Output the material below unchanged, apart from leaving out the pictures.

[Collected data start]

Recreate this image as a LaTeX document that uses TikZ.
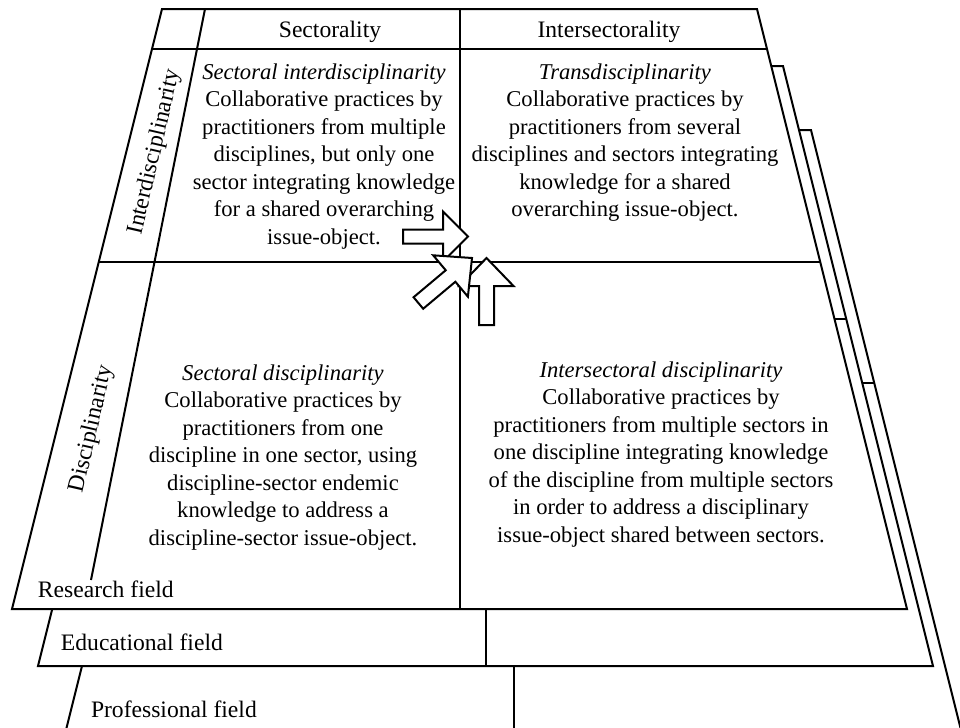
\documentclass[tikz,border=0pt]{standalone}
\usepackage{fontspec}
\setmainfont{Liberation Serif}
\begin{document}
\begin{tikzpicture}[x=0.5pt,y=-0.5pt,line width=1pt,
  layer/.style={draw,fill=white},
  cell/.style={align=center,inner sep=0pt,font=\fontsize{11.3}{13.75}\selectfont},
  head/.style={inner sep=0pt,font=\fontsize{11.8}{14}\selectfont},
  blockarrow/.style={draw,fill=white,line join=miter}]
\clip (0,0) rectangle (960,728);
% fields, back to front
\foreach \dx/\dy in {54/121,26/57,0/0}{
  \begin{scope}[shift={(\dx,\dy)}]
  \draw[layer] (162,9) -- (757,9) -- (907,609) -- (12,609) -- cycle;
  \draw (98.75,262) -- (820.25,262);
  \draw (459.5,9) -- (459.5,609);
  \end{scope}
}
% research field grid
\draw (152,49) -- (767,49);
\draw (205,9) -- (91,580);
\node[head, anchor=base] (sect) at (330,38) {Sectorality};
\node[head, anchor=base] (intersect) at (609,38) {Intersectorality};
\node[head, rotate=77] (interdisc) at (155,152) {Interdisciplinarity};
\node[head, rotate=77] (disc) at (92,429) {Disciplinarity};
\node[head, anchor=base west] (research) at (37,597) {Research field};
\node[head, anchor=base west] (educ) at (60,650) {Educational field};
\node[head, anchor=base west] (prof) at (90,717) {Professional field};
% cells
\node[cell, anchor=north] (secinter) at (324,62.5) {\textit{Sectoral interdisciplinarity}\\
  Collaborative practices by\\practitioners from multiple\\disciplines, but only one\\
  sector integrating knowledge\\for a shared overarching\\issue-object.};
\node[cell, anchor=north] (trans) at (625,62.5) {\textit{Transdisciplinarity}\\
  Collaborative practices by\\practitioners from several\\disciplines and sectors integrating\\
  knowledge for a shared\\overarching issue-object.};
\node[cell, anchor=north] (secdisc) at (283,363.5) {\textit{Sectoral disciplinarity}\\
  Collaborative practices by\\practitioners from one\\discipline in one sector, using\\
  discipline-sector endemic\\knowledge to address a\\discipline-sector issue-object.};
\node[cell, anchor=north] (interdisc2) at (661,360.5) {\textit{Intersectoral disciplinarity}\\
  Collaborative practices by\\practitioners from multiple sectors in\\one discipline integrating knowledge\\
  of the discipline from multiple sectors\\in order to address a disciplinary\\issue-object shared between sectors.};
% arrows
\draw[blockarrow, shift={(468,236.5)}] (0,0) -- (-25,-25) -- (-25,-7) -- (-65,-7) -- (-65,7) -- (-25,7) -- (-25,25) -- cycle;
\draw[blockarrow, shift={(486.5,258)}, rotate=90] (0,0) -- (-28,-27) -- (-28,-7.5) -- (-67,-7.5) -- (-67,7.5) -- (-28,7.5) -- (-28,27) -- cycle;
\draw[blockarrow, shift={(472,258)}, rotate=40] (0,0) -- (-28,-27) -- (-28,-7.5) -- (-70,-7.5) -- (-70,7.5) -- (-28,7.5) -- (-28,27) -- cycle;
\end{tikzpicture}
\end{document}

[Collected data end]

# Finished answer
Recreate this image as a LaTeX document that uses TikZ.
\documentclass[tikz,border=0pt]{standalone}
\usepackage{fontspec}
\setmainfont{Liberation Serif}
\begin{document}
\begin{tikzpicture}[x=0.5pt,y=-0.5pt,line width=1pt,
  layer/.style={draw,fill=white},
  cell/.style={align=center,inner sep=0pt,font=\fontsize{11.3}{13.75}\selectfont},
  head/.style={inner sep=0pt,font=\fontsize{11.8}{14}\selectfont},
  blockarrow/.style={draw,fill=white,line join=miter}]
\clip (0,0) rectangle (960,728);
% fields, back to front
\foreach \dx/\dy in {54/121,26/57,0/0}{
  \begin{scope}[shift={(\dx,\dy)}]
  \draw[layer] (162,9) -- (757,9) -- (907,609) -- (12,609) -- cycle;
  \draw (98.75,262) -- (820.25,262);
  \draw (459.5,9) -- (459.5,609);
  \end{scope}
}
% research field grid
\draw (152,49) -- (767,49);
\draw (205,9) -- (91,580);
\node[head, anchor=base] (sect) at (330,38) {Sectorality};
\node[head, anchor=base] (intersect) at (609,38) {Intersectorality};
\node[head, rotate=77] (interdisc) at (155,152) {Interdisciplinarity};
\node[head, rotate=77] (disc) at (92,429) {Disciplinarity};
\node[head, anchor=base west] (research) at (37,597) {Research field};
\node[head, anchor=base west] (educ) at (60,650) {Educational field};
\node[head, anchor=base west] (prof) at (90,717) {Professional field};
% cells
\node[cell, anchor=north] (secinter) at (324,62.5) {\textit{Sectoral interdisciplinarity}\\
  Collaborative practices by\\practitioners from multiple\\disciplines, but only one\\
  sector integrating knowledge\\for a shared overarching\\issue-object.};
\node[cell, anchor=north] (trans) at (625,62.5) {\textit{Transdisciplinarity}\\
  Collaborative practices by\\practitioners from several\\disciplines and sectors integrating\\
  knowledge for a shared\\overarching issue-object.};
\node[cell, anchor=north] (secdisc) at (283,363.5) {\textit{Sectoral disciplinarity}\\
  Collaborative practices by\\practitioners from one\\discipline in one sector, using\\
  discipline-sector endemic\\knowledge to address a\\discipline-sector issue-object.};
\node[cell, anchor=north] (interdisc2) at (661,360.5) {\textit{Intersectoral disciplinarity}\\
  Collaborative practices by\\practitioners from multiple sectors in\\one discipline integrating knowledge\\
  of the discipline from multiple sectors\\in order to address a disciplinary\\issue-object shared between sectors.};
% arrows
\draw[blockarrow, shift={(468,236.5)}] (0,0) -- (-25,-25) -- (-25,-7) -- (-65,-7) -- (-65,7) -- (-25,7) -- (-25,25) -- cycle;
\draw[blockarrow, shift={(486.5,258)}, rotate=90] (0,0) -- (-28,-27) -- (-28,-7.5) -- (-67,-7.5) -- (-67,7.5) -- (-28,7.5) -- (-28,27) -- cycle;
\draw[blockarrow, shift={(472,258)}, rotate=40] (0,0) -- (-28,-27) -- (-28,-7.5) -- (-70,-7.5) -- (-70,7.5) -- (-28,7.5) -- (-28,27) -- cycle;
\end{tikzpicture}
\end{document}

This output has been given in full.